職種にこだわらない

 最近、「将来何になりたいの?」と聞かれることが(再び)多くなりました。仕事が変わったりする季節だからこそ、余計に気になることなのでしょう。



 そうした問いに対して、僕は「『何になりたいか?』よりも『何をしたいか?(何を成し遂げたいのか?)』が大事じゃないの?」って問い返すことが増えています。NPO職員であろうと、大学教員や大学職員であろうと、企業社員や公務員であろうと、何になろうとも、成し遂げたい/成し遂げるべきであると思うことができれば、問題はないはずです。



 僕の場合、(色々とやりたいことはありますが煎じ詰めて言えば)市民社会の担い手育成のためのワークショップ等の教育実践や市民組織の運営支援、ファシリテーターの育成ができれば、肩書きは何でもいいと思っています。



 よく「教員になりたいです」という学生に「教員になって何を成し遂げたいの?」と聴くようにしています。思いのほか、答えが冴えないことが多く、手段の目的化をまざまざと見せ付けられます。



 「何をしたいのか?」は、もちろん、既にこのブログでも再三書いてきたとおり、仕事をする中での自分との対話を通じて見えてきたり、変化したりするものです。だから、拙速に「(過去に立てた)したいこと」に拘泥するのは避けるべきですし、「何をしたいのか?」と悶々と悩み続けてフリーズするのは、望ましからざることです。

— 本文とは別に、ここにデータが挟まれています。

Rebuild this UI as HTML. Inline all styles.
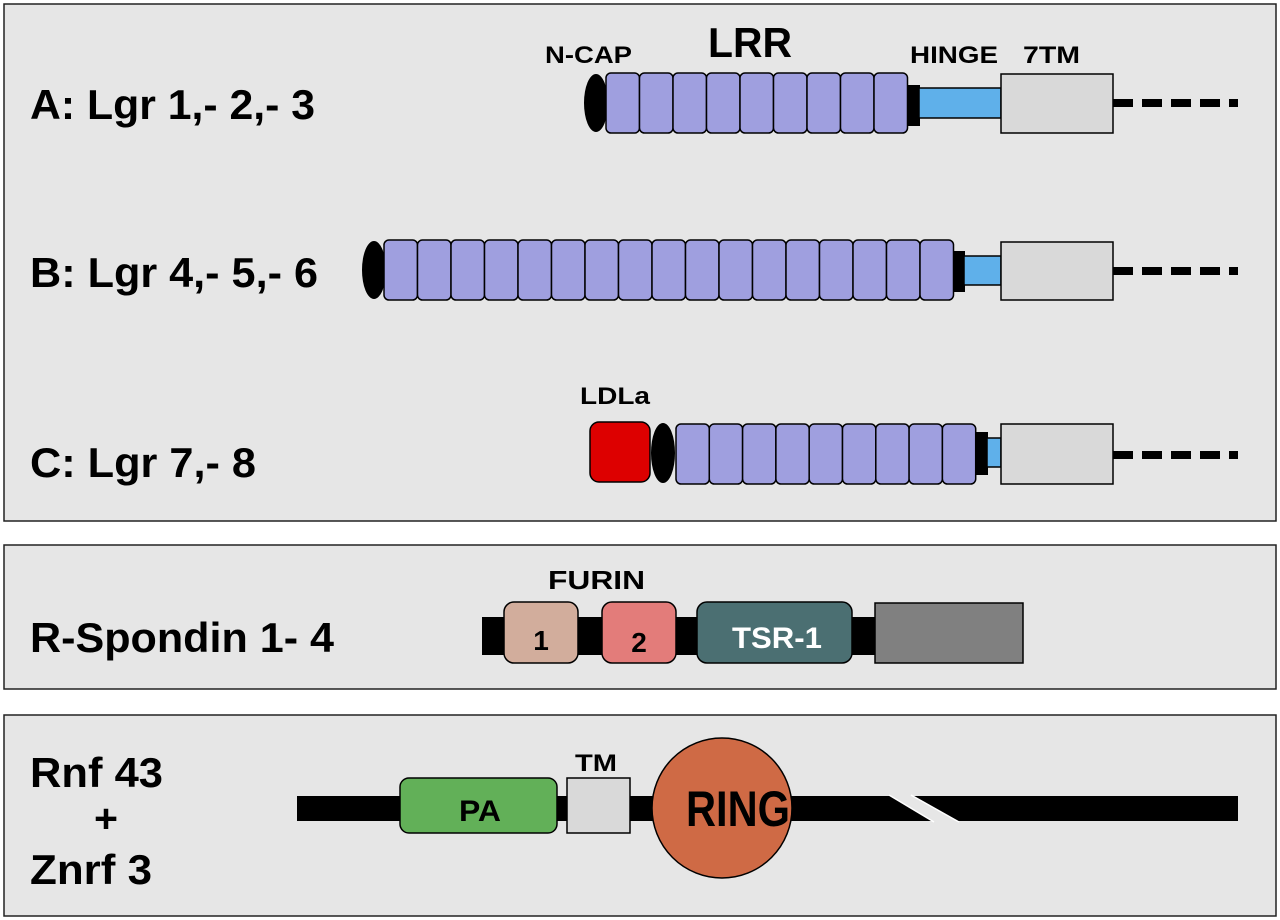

 要は、動きながらも、「何をしたいのか?」という問いを常に持ち続けることが大事なのです。答えは変わろうとも、その問いへの答えを常に考えることで、「次の仕事」や「次の職種」のデザインが進むと思っています。



 もちろん、職種によって、経済的/社会的なポジションは変わってくるものですから、「どういう生活を送りたいのか?」という問いとのクロスしたところに職種決定というのはあると思います。



 その意味では、経済的/社会的なポジションを気にかける必要性の比較的低い20代の内にあれこれとチャレンジして、自分と仕事との対話を増やし、自分の人生を賭しても成し遂げたいことが何か?ということへの答えを考えることが重要ではないかと、考えています。



 今年の年賀状のコピーは、「動き続けることの緊張感。」でした。このフレーズ、やはり大事です。